Умер этот удивительный по своей кипучей внутренней и внешней деятельности, по свободе и ясности ума и широте сердца человек слишком рано – всего 52 лет от роду. И перед смертью уже глубоко верил, что «смысл всех земных страданій открывается там». В отрочестве он пережил пору страстнаго религіознаго чувства. Затем эти чувства сменились «сомненіями, попытками утвердить, на месте все растущаго неверія, веру в добро, в революціонныя и народническія ученія, в ученіе Толстого… Но неизменно все перемещалось в моей натуре». Он во многом и навсегда остался «другом всяческих свобод» и вообще интеллигентом своего времени. (И все таки жизнь являлась ему «все в новом и новом освященіи»). Добро? Но оказалось, что слово это «звучало слишком пусто» и что нужно было «хорошенько подумать над ним». Народничество? Но оказалось, что «народническія грезы суть грезы и больше ничего… Вот организовать (вне всякой политики) какой-нибудь огромный союз образованных людей с целью помощи всяческим крестьянским нуждам – это другое дело… Русскому народу и его интеллигенціи, прежде всяких попыток осуществленія «царства Божія», предстоит еще создать почву для такого царства, словом и делом водворять сознательный и твердо поставленный культурный быт… Соціализм? Но не думаешь ли ты, что он может быть только у того народа, где проселочные дороги обсажены вишнями и вишни бывают целы? Там, где посадили простую, жалкую ветелку и ее выдернут просто «так себе» и где для сокращения пути на пять саженей проедут на телеге по великолепной ржи, – не барской, а крестьянской, – там может быть Разовщина, Пугачевщина, все, что хочешь, но не соціализм. А потом – что такое соціализм? Жизнь, друг мой, нельзя ввести в оглобли! Революція? Но к революціи в смысле насилія я чувствую органическое отвращеніе… В каждом революціонном разрушеніи есть грубое разрушеніе не матеріальнаго только, а святынь жизни… Да и что такое матеріальное?

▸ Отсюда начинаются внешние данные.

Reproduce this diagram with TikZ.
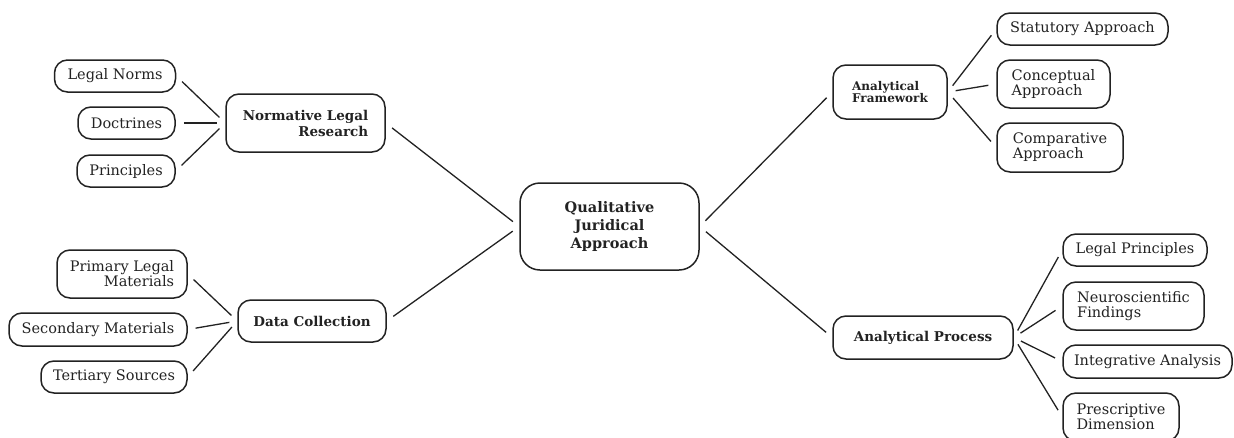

Истребленіе «Вишневых садов» озверелой толпой возмутительно, как убійство… Ведь еще Герцен сказал, что иныя вещи несравненно больше жалко терять, нежели иных людей… Толстой? Но всех загнать в Фиваиду – значит оскопить и обезцветить жизнь… Нельзя всем предписать земледельческій труд, жестокое непротивленіе злу, самоотреченіе до уничтоженія личности… Сводить всю свою жизнь до роли «самаритянской» я не хочу… Не было бы тени – не было бы борьбы, а что же прекраснее борьбы! Народ? Я долго писал о нем, обливаясь слезами…» Но идут годы – и что же говорит этот народолюбец? «Нет, никогда еще я так не понимал Некрасовскаго выраженія «любя ненавидеть», как теперь, купаясь в аду подлинной, а не абстрагированной народной действительности, в прелестях русскаго неправдоподобно жестокаго быта… Народ русскій – глубоко несчастный народ, но и глубоко скверный, грубый и, главное, лживый, лживый дикарь… Считают, что при Александре Втором всячески погублено несколько тысяч революціонеров, но ведь если бы дали волю «подлинному народу», он расправился бы с этими тысячами на манер Ивана Грознаго… Безверіе? Но человек без религіи существо жалкое и несчастное… Золотые купола и благовест – форма великой сущности, живущей в каждой человеческой душе…» И вот – последнія признанія, не задолго до смерти:
«Страшные тайны Бога не доступны моему разсудочному пониманію…»
«Верую, что смысл жизненных страданій в смерти откроется там…»
«Горячо верую, что жизнь наша не кончается здесь и что в той жизни будет разрешеніе всех мучительных загадок и тайн человеческаго существованія…»
1929 г.
ВОЛОШИН
Максимилліан Волошин был одним из наиболее видных поэтов предреволюціонных и революционных лет Россіи и сочетал в своих стихах многія весьма типичный черты большинства этих поэтов: их эстетизм, снобизм, символизм, их увлеченіе европейской поэзіей конца прошлаго и начала нынешняго века, их политическую «смену вех» (в зависимости от того, что было выгоднее в ту или иную пору); был у него и другой грех: слишком литературное воспеваніе самых страшных, самых зверских злодеяній русской революціи.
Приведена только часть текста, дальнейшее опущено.